For once the sight of rain made us smile with these cute little cupcakes! As ever our cupcake guru Victoria Threader has come up with a clever and creative way to decorate cupcakes with a seasonal twist. These toppers can be made well in advance and kept for last minute decorating when time is tight.


  • Deep muffin pan with 12 blue and white baking cups
  • Rolling pin
  • Drying sponge
  • 68mm, 58mm and 18mm circle cutter
  • Sharp knife
  • Water brush for sticking
  • Veining tool or cocktail stick
  • Fine paint brush

Step 1

The night before you need them (or longer as they last well in a cardboard cake box) roll out 160g of the white modelling paste to 2mm thick and cut 12x 68mm circles. Leave them to dry on a drying sponge or greaseproof paper.

Step 2

Roll the red modelling paste and cut 12x 58mm circles.


Step 3

With a sharp knife, cut 1/3 of the circle away.


Step 4

Using the 18mm circle cutter cut 3 sections away on the cut edge. Starting with the centre section first makes it easier to get it even.


Step 5

With the veining tool or cocktail stick, score a line from the centre of the top of the umbrella to the points at the bottom. Stick the umbrella to the top of the white topper with a brush of water.


Step 6

Using your water brush, put a tiny dot of water where you would like the confetti to be and then push the confetti dots onto the paste using your veining tool or a cocktail stick.


Step 7

Roll thin sausages for the handle, you will find it easier to get an even shape if you use the fondant smoother to roll them.

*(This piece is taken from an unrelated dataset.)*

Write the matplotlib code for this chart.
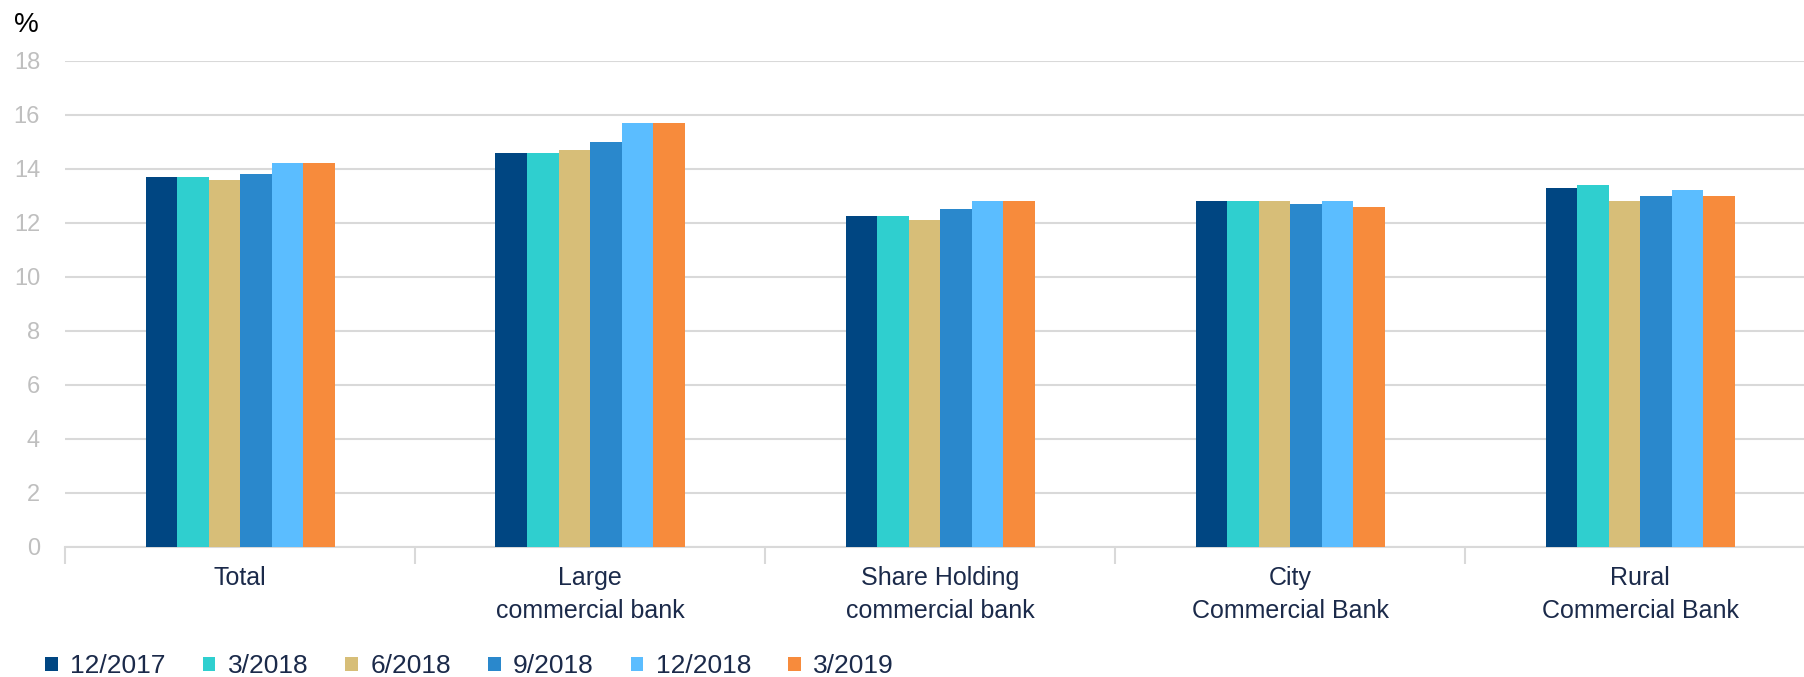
import numpy as np
import matplotlib
matplotlib.use("Agg")
import matplotlib.pyplot as plt

plt.rcParams['font.family'] = ['Liberation Sans', 'DejaVu Sans']

categories = ["Total", "Large\ncommercial bank", "Share Holding\ncommercial bank",
              "City\nCommercial Bank", "Rural\nCommercial Bank"]
periods = ["12/2017", "3/2018", "6/2018", "9/2018", "12/2018", "3/2019"]

s_12_2017 = [13.7, 14.6, 12.25, 12.8, 13.3]
s_3_2018 = [13.7, 14.6, 12.25, 12.8, 13.4]
s_6_2018 = [13.6, 14.7, 12.1, 12.8, 12.8]
s_9_2018 = [13.8, 15.0, 12.5, 12.7, 13.0]
s_12_2018 = [14.2, 15.7, 12.8, 12.8, 13.2]
s_3_2019 = [14.2, 15.7, 12.8, 12.6, 13.0]
series = [s_12_2017, s_3_2018, s_6_2018, s_9_2018, s_12_2018, s_3_2019]

colors = ["#004682", "#2fcfcf", "#d7be78", "#2a88cc", "#5bbdff", "#f78b3c"]

W, H = 1804, 677
fig = plt.figure(figsize=(W / 100, H / 100), dpi=100)
# axis runs past the right edge, like the reference
x0, x1 = 65, 1815
y0, y1 = 546.7, 60.7
ax = fig.add_axes([x0 / W, 1 - y0 / H, (x1 - x0) / W, (y0 - y1) / H])

n = len(categories)
x = np.arange(n)
bw = 0.54 / 6
for i, (vals, lab, c) in enumerate(zip(series, periods, colors)):
    ax.bar(x + (i - 2.5) * bw, vals, bw, color=c, label=lab, zorder=3)

ax.set_xlim(-0.5, n - 0.5)
ax.set_ylim(0, 18)
ax.set_yticks(range(0, 19, 2))
ax.yaxis.grid(True, color="#d9d9d9", linewidth=1.5, zorder=0)
ax.set_axisbelow(True)
for s in ["top", "right", "left"]:
    ax.spines[s].set_visible(False)
ax.spines["bottom"].set_color("#d9d9d9")
ax.spines["bottom"].set_linewidth(1.5)

ax.set_xticks(x)
ax.set_xticklabels(categories, fontsize=18, color="#1b2a4a", linespacing=1.45)
ax.tick_params(axis="x", length=0, pad=14)
ax.set_xticks(np.arange(0, n) - 0.5, minor=True)
ax.tick_params(axis="x", which="minor", length=12, width=1.5, color="#d9d9d9")
ax.tick_params(axis="y", length=0, labelsize=17, labelcolor="#bfbfbf", pad=18)

fig.text(14 / W, 1 - 25 / H, "%", fontsize=20, color="#000000", va="center")

fig.legend(loc="center left", bbox_to_anchor=(45 / W, 1 - 666 / H), ncol=6,
           frameon=False, fontsize=19, labelcolor="#1b2a4a",
           handlelength=0.49, handleheight=0.45, handletextpad=0.46,
           columnspacing=1.4, borderaxespad=0, borderpad=0)

fig.savefig("out.png", dpi=100)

Bend into a J shape and trim to size.


Step 8

Do the same with 10g of the white paste and stick onto the topper with a brush of water.


Step 9

Mix a little silver lustre with a few drops of alcohol to make a silver paint.  Paint the white part of the handle silver and stick a silver sugar ball to the top of the umbrella.


Step 10

Bake and ice your cupcakes.

Step 11

Place the finished topper onto iced cupcakes.